Blessings on Your Head 🙂
This a very good read, however, My narcissistic spouse died. Sometime I feel guilty because I wanted him to leave. I prayed and prayed for freedom from him. He was very abusive emotionally and verbally. Now that he is gone I feel some remorse for praying and that he is dead. I am having a hard time dealing with these feelings and thoughts. Before he died he kept telling me that he loved me, knowing all the time that he was going to die. I am ready to move on, but his memory haunts me. I have dreams that he is coming back. What I will I do when he found out that I have moved everything from of his from his room. Fear racing through me in this dream, and I am trying to keep him from knowing that I have gotten ridden of this things. He pass on February 25, this year. The dreams started last month. What do I need to do to move on with my life, and not feel this remorse?
As a counsellor I sometimes recognize the possibility that a client has suffered at the hands of a narcissistic mother, for example.
How do you go about addressing this issue to help the client without demonizing the mother?
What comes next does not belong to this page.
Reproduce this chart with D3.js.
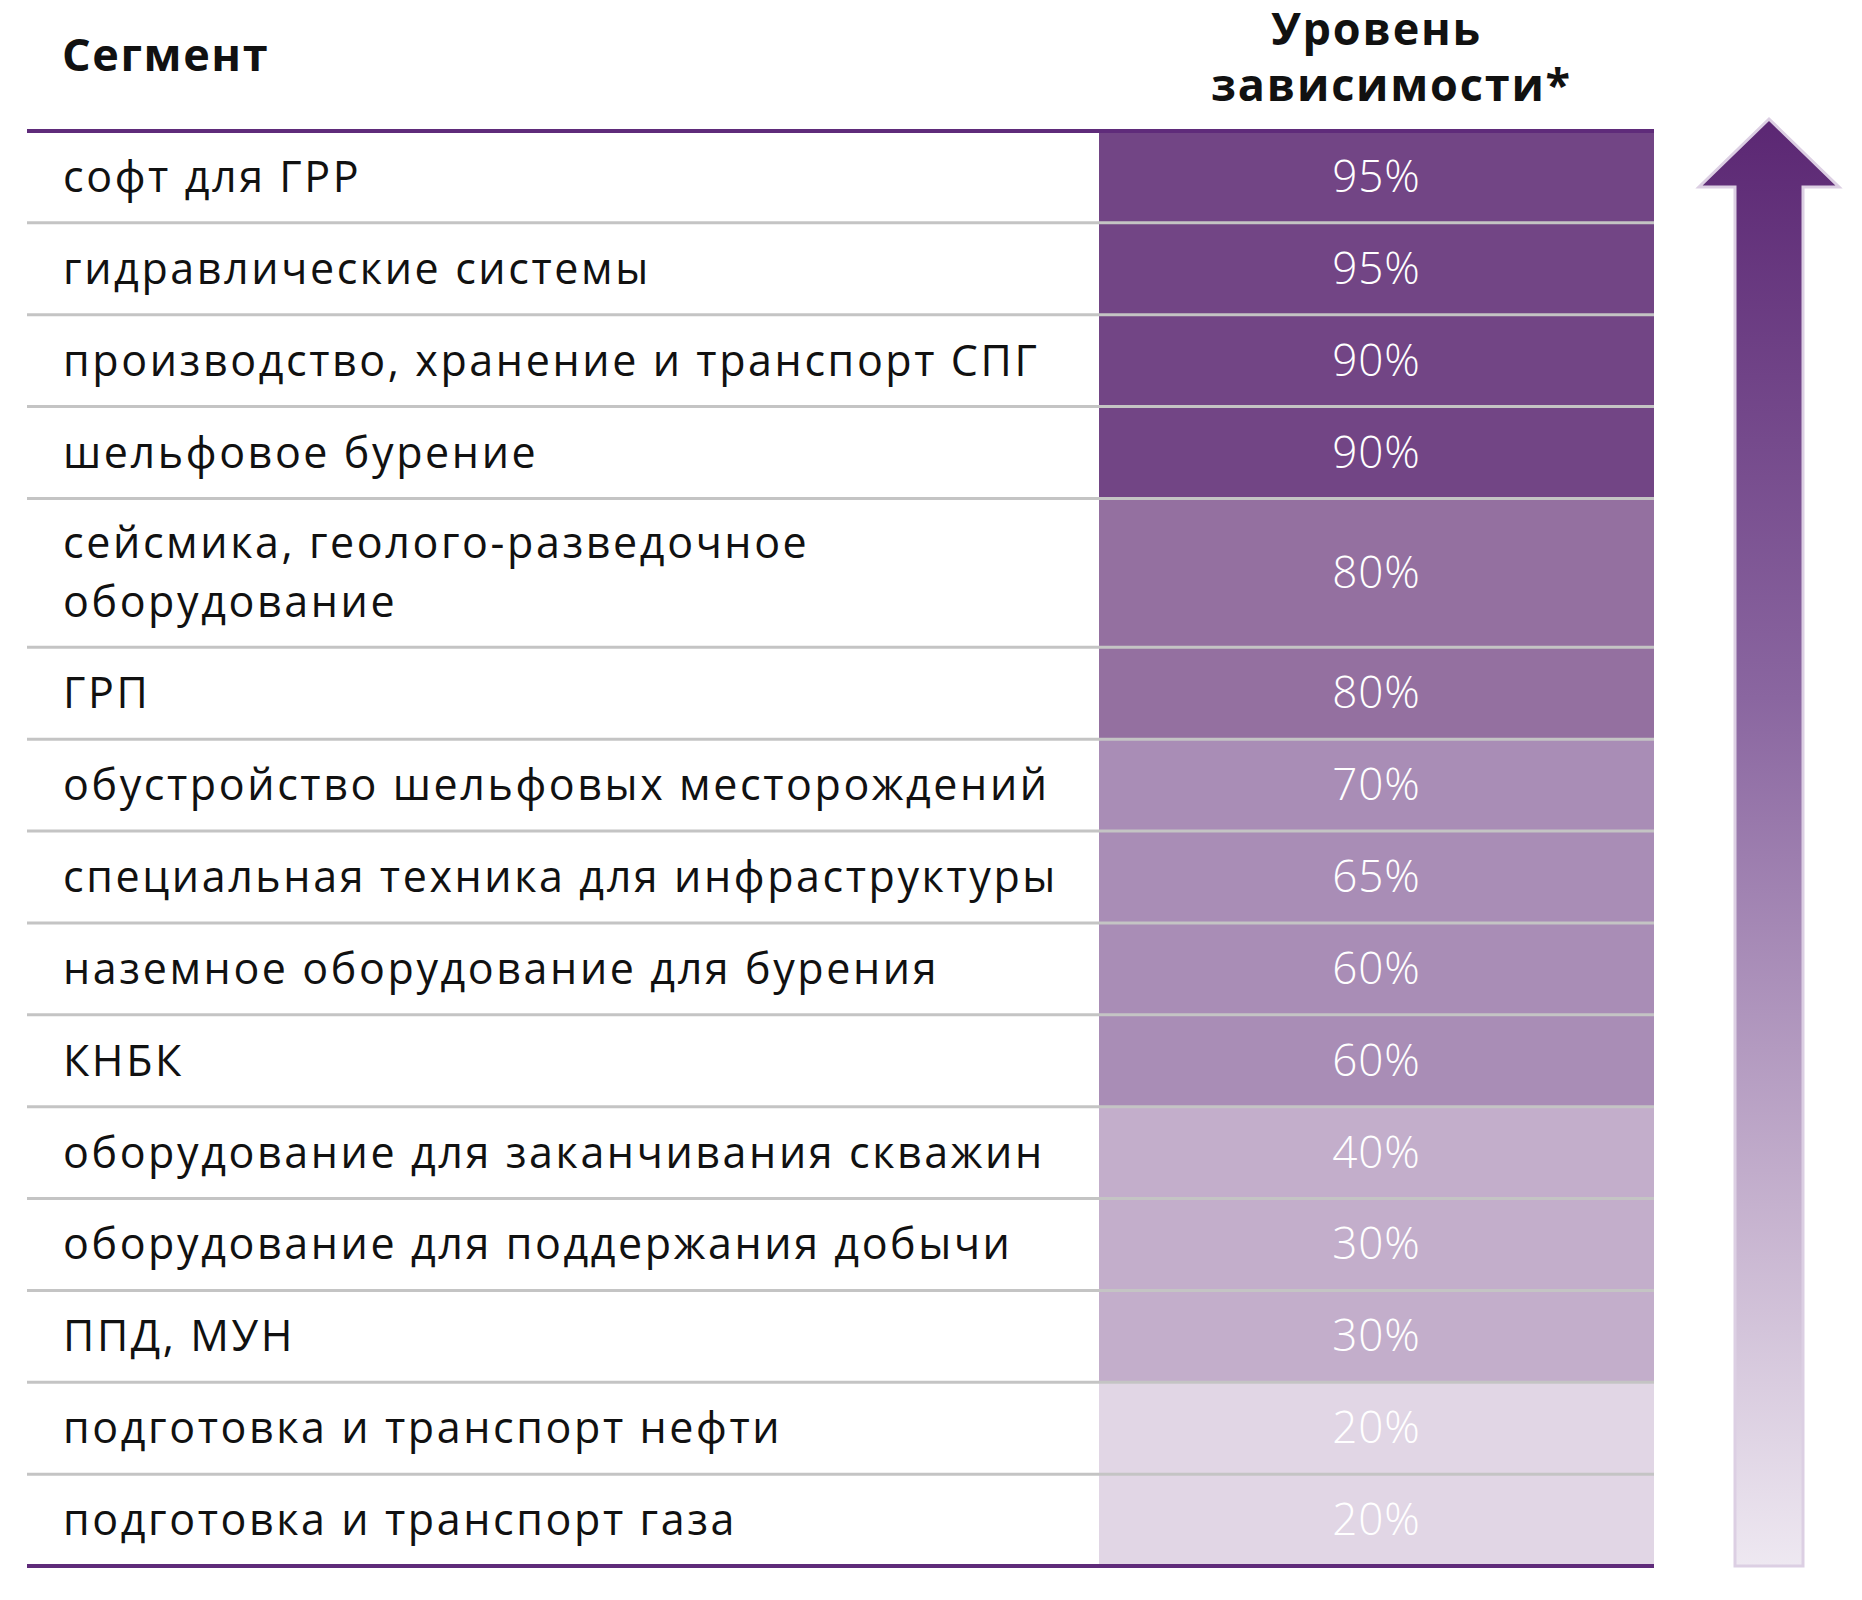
<!DOCTYPE html>
<html>
<head>
<meta charset="utf-8">
<script src="https://cdn.jsdelivr.net/npm/d3@7"></script>
<style>
  body { margin: 0; background: #fff; }
  text { font-family: "Open Sans", "Noto Sans", sans-serif; }
</style>
</head>
<body>
<div id="chart"></div>
<script>
// Table data
const segments = [
    "софт для ГРР",
    "гидравлические системы",
    "производство, хранение и транспорт СПГ",
    "шельфовое бурение",
    "сейсмика, геолого-разведочное\nоборудование",
    "ГРП",
    "обустройство шельфовых месторождений",
    "специальная техника для инфраструктуры",
    "наземное оборудование для бурения",
    "КНБК",
    "оборудование для заканчивания скважин",
    "оборудование для поддержания добычи",
    "ППД, МУН",
    "подготовка и транспорт нефти",
    "подготовка и транспорт газа"
];
const levels = [95, 95, 90, 90, 80, 80, 70, 65, 60, 60, 40, 30, 30, 20, 20];
const headerLeft = "Сегмент";
const headerRight = ["Уровень", "зависимости*"];

const width = 1862, height = 1600;
const tableLeft = 27, colLeft = 1099, tableRight = 1654;
const tableTop = 131, tableBottom = 1566;

const svg = d3.select("#chart").append("svg")
    .attr("width", width)
    .attr("height", height);

// Row heights: single-line rows = 1 unit, two-line rows = 1.62 units
const rows = segments.map((s, i) => {
    const lines = s.split("\n");
    return {label: lines, value: levels[i], units: lines.length > 1 ? 1.62 : 1};
});
let acc = 0;
rows.forEach(r => { r.start = acc; acc += r.units; r.end = acc; });

const y = d3.scaleLinear()
    .domain([0, acc])
    .range([tableTop, tableBottom]);

const color = d3.scaleThreshold()
    .domain([30, 60, 80, 90])
    .range(["#e1d6e5", "#c3aecb", "#a98db6", "#9470a0", "#724585"]);

// Coloured value cells
svg.selectAll("rect.cell")
    .data(rows)
    .enter()
    .append("rect")
    .attr("class", "cell")
    .attr("x", colLeft)
    .attr("y", d => y(d.start))
    .attr("width", tableRight - colLeft)
    .attr("height", d => y(d.end) - y(d.start))
    .attr("fill", d => color(d.value));

// Grey separators between rows
svg.selectAll("line.sep")
    .data(rows.slice(0, -1))
    .enter()
    .append("line")
    .attr("class", "sep")
    .attr("x1", tableLeft)
    .attr("x2", tableRight)
    .attr("y1", d => y(d.end))
    .attr("y2", d => y(d.end))
    .attr("stroke", "#c4c4c4")
    .attr("stroke-width", 3);

// Purple top and bottom rules
svg.selectAll("line.rule")
    .data([0, acc])
    .enter()
    .append("line")
    .attr("class", "rule")
    .attr("x1", tableLeft)
    .attr("x2", tableRight)
    .attr("y1", d => y(d))
    .attr("y2", d => y(d))
    .attr("stroke", "#5f2b7a")
    .attr("stroke-width", 4);

// Segment labels
const lineGap = 59;
const labels = svg.selectAll("text.label")
    .data(rows)
    .enter()
    .append("text")
    .attr("class", "label")
    .attr("font-size", 43)
    .attr("letter-spacing", 2.6)
    .attr("fill", "#111");

labels.selectAll("tspan")
    .data(d => d.label.map((t, k) => ({t, k, n: d.label.length, mid: (y(d.start) + y(d.end)) / 2})))
    .enter()
    .append("tspan")
    .attr("x", 63)
    .attr("y", d => d.mid + 15 + (d.k - (d.n - 1) / 2) * lineGap)
    .text(d => d.t);

// Percent values
const colMid = (colLeft + tableRight) / 2;
svg.selectAll("text.value")
    .data(rows)
    .enter()
    .append("text")
    .attr("class", "value")
    .attr("x", colMid)
    .attr("y", d => (y(d.start) + y(d.end)) / 2 + 15)
    .attr("text-anchor", "middle")
    .attr("font-size", 44)
    .attr("font-weight", 300)
    .attr("letter-spacing", 1)
    .attr("fill", "#fff")
    .text(d => d3.format(".0%")(d.value / 100));

// Headers
svg.append("text")
    .attr("x", 62)
    .attr("y", 71)
    .attr("font-size", 45)
    .attr("font-weight", 700)
    .attr("letter-spacing", 1.6)
    .attr("fill", "#111")
    .text(headerLeft);

svg.selectAll("text.head")
    .data(headerRight)
    .enter()
    .append("text")
    .attr("class", "head")
    .attr("x", (d, i) => colMid + i * 15)
    .attr("y", (d, i) => 45 + i * 56)
    .attr("text-anchor", "middle")
    .attr("font-size", 45)
    .attr("font-weight", 700)
    .attr("letter-spacing", 1.8)
    .attr("fill", "#111")
    .text(d => d);

// Gradient arrow on the right
const defs = svg.append("defs");
const grad = defs.append("linearGradient")
    .attr("id", "arrowGrad")
    .attr("x1", 0).attr("y1", 0)
    .attr("x2", 0).attr("y2", 1);
grad.append("stop").attr("offset", "0%").attr("stop-color", "#5b2773");
grad.append("stop").attr("offset", "40%").attr("stop-color", "#8a66a0");
grad.append("stop").attr("offset", "75%").attr("stop-color", "#c5b1ce");
grad.append("stop").attr("offset", "100%").attr("stop-color", "#eee8f1");

const ax = 1769, headHalf = 70, shaftHalf = 34;
const arrowTop = 119, headBase = 187;
const arrowPts = [
    [ax, arrowTop],
    [ax + headHalf, headBase],
    [ax + shaftHalf, headBase],
    [ax + shaftHalf, tableBottom],
    [ax - shaftHalf, tableBottom],
    [ax - shaftHalf, headBase],
    [ax - headHalf, headBase]
];
svg.append("path")
    .attr("d", d3.line()(arrowPts) + "Z")
    .attr("fill", "url(#arrowGrad)")
    .attr("stroke", "#dccfe3")
    .attr("stroke-width", 3)
    .attr("stroke-linejoin", "miter");
</script>
</body>
</html>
There is always the possibility of a client going out of the session with the “My counsellor says you are narcissistic” kind of nightmare, opening the therapist up to comebacks or at worst, legal action.
I am very wary of naming the disorder to the client, but then you miss the obvious relief for them of being able to name and describe the disorder so they can recognize and engage with the diagnosis, thereby shedding some of the guilt and shame associated with the relationship. But even if we are pretty sure what we are dealing with, should we openly diagnose someone who isn’t in the room to our client? Is that professional?
Also we only have the description that our client gives us. But given that it is an abusive disorder, we can certainly name abuse in other settings to our clients.
So how do you tackle this? I’d be grateful to hear of any ethical issues and pitfalls.